The Glen (the name dates back to the 20th century only) is a semi-detached two story cottage substantially constructed of Cotswold stone on the Eastleach Road, and adjoins the northern end of the house now known as The Old Post Office. (The Glen is to the right of the building in the photo above).
The original part of the building, facing the road and now consisting of a living room below and a bedroom above, was probably constructed in the 17th century. At some time before 1926 a one story extension was added at the back of the house. The house was then extended significantly in about 1996 so as to include: downstairs, an office/conservatory, a cloak room and a dining/kitchen room and, upstairs, a bathroom and two further bedrooms. There is a north facing garden.
It is likely that the earliest inhabitants of the cottage were farm labourers and their families.
The first names we have are those of Edward and Sarah Clinton and their children, Edward and Mary, who, according to Muriel Howarth, lived in the house before 1740.
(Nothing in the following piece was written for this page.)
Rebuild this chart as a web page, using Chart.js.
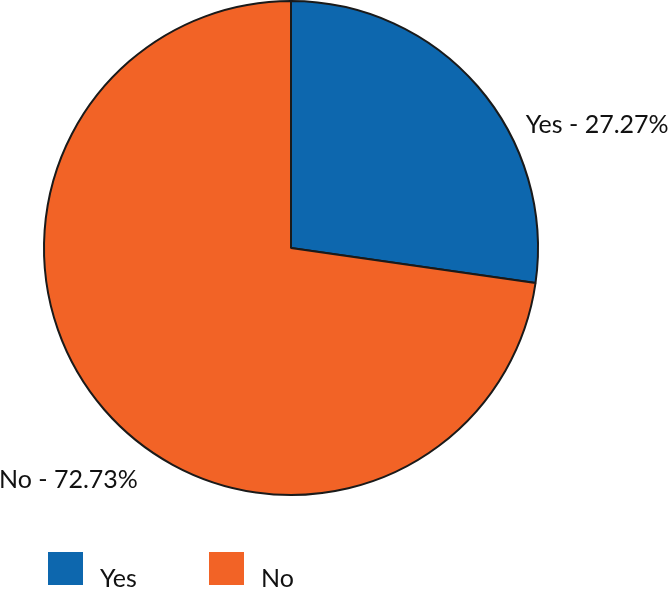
<!DOCTYPE html>
<html>
<head>
<meta charset="utf-8">
<script src="https://cdn.jsdelivr.net/npm/chart.js@4/dist/chart.umd.min.js"></script>
<style>
html,body{margin:0;padding:0;background:#fff;}
#wrap{position:relative;width:671px;height:593px;}
</style>
</head>
<body>
<div id="wrap"><canvas id="c" width="671" height="593"></canvas></div>
<script>
const categories = ["Yes", "No"];
const values = [27.27, 72.73];
const colors = ["#0d67ae", "#f26326"];
const FONT = "Lato, 'DejaVu Sans', sans-serif";

const labelPlugin = {
  id: "sliceLabels",
  afterDraw(chart) {
    const ctx = chart.ctx;
    const meta = chart.getDatasetMeta(0);
    ctx.save();
    ctx.fillStyle = "#111";
    ctx.font = "25px " + FONT;
    ctx.textBaseline = "middle";
    meta.data.forEach((arc, i) => {
      const p = arc.getProps(["x", "y", "startAngle", "endAngle", "outerRadius"], true);
      const mid = (p.startAngle + p.endAngle) / 2;
      const text = categories[i] + " - " + values[i].toFixed(2) + "%";
      if (Math.cos(mid) >= 0) {
        ctx.textAlign = "left";
        ctx.fillText(text, p.x + p.outerRadius * 0.95, p.y - p.outerRadius * 0.5);
      } else {
        ctx.textAlign = "right";
        ctx.fillText(text, p.x - p.outerRadius * 0.62, p.y + p.outerRadius * 0.94);
      }
    });
    // legend
    const legX = [48, 209];
    ctx.textAlign = "left";
    ctx.textBaseline = "alphabetic";
    ctx.font = "25px " + FONT;
    categories.forEach((c, i) => {
      ctx.fillStyle = colors[i];
      ctx.fillRect(legX[i], 552, 35, 33);
      ctx.fillStyle = "#111";
      ctx.fillText(c, legX[i] + 52, 587);
    });
    ctx.restore();
  }
};

new Chart(document.getElementById("c"), {
  type: "pie",
  data: {
    labels: categories,
    datasets: [{
      data: values,
      backgroundColor: colors,
      borderColor: "#1a1a1a",
      borderWidth: 2,
      hoverOffset: 0
    }]
  },
  options: {
    responsive: false,
    animation: false,
    events: [],
    layout: { padding: { left: 43, right: 132, top: 0, bottom: 97 } },
    plugins: { legend: { display: false }, tooltip: { enabled: false } }
  },
  plugins: [labelPlugin]
});
</script>
</body>
</html>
The first reliable reference to the cottage is its appearance on the map of Southrop, dated 1752, now in the Village Hall.
Like much of the village the house was owned by Wadham College, Oxford, until 1926. And, if it existed then, it may well have been part of Dorothy Wadham’s endowment to the college in 1612.
Leases from the first half of the nineteenth century show that in September 1800 Joseph Hains took over the tenancy from Thomas Savory. Joseph lived in the cottage with his wife, Sarah, and son, or possibly nephew Benjamin. Joseph died in 1819 after which Sarah and Benjamin continued to live in the house. Sarah had probably died by 1835 when Benjamin took over the lease. He is described as of ‘of Arlington’ and as a yeoman. Arlington, near Bibury, is about six miles west of Southrop. ‘Yeoman’ suggests that he was a farmer and landowner rather than a farm labourer, so he appears to have come up in the world. However, he was not an educated man since he signed documents with his mark: a clear indication that he was illiterate.
In 1844 Benjamin sold the lease of the cottage to Elijah Lawrence, a draper from Marlborough. It is not known whether Elijah ever lived in the house, it is perhaps more likely that he sub-let it.
Information as to who lived in the cottage in the latter half of the nineteenth century is sparse. James Hunt, aged 31, and his wife and three children may have been living in the house at the time of the 1871 census. The family had moved from Lechlade. In 1881 the inhabitants were John Stone, aged 39, his wife, Hannah, and their five sons and one daughter: not a large family for the time and presumably five people slept where there is now a single bedroom. By 1891 John was dead and Hannah was occupying the cottage with four of her children.
As to the early twentieth century: in 1901 William Stone (perhaps John’s brother), aged 62, and his grown up daughter, Mary, aged 38, were living in the house; and from 1915 to 1922, a Mr. and Mrs. Moulden and their family.
The cottage (still without a name) was included in the 1926 auction of the properties in the village owned by Wadham College. As lot 18 it is described in the auction catalogue as having a living room, pantry, two bedrooms, wash house, outside earth closet, shed, well and pig sty. (Cottage pig keeping was wide-spread from the late eighteenth century, but was in decline by the 1930s and had more or less disappeared after the end of the 1939-45 war). The sitting tenant was George Cyphus.
According to Richard Sykes, who still lives in the village, Edward Cox, a postman in Lechlade, acquired the house in 1926, and it was then occupied by Richard Cox and his wife (grandparents of Richard Sykes). Richard Cox, originally from Edgworth, was a carter on the Southrop estate and his wife (whose maiden name was Bartlett) a farmer’s daughter from Little Rissington. From 1946 their son, Fred Cox (born in 1912) lived in the cottage with his wife Nellie (born in 1917) who was from Coventry, and whom he had married that year. Fred Cox was a lorry driver for Hintons, the seed merchants based in the village, and was a church warden and chairman of the parish council. He died on Good Friday 1989 and Nellie died in 1996. They are buried together in the village church yard, St. Peter’s. They did not have any children.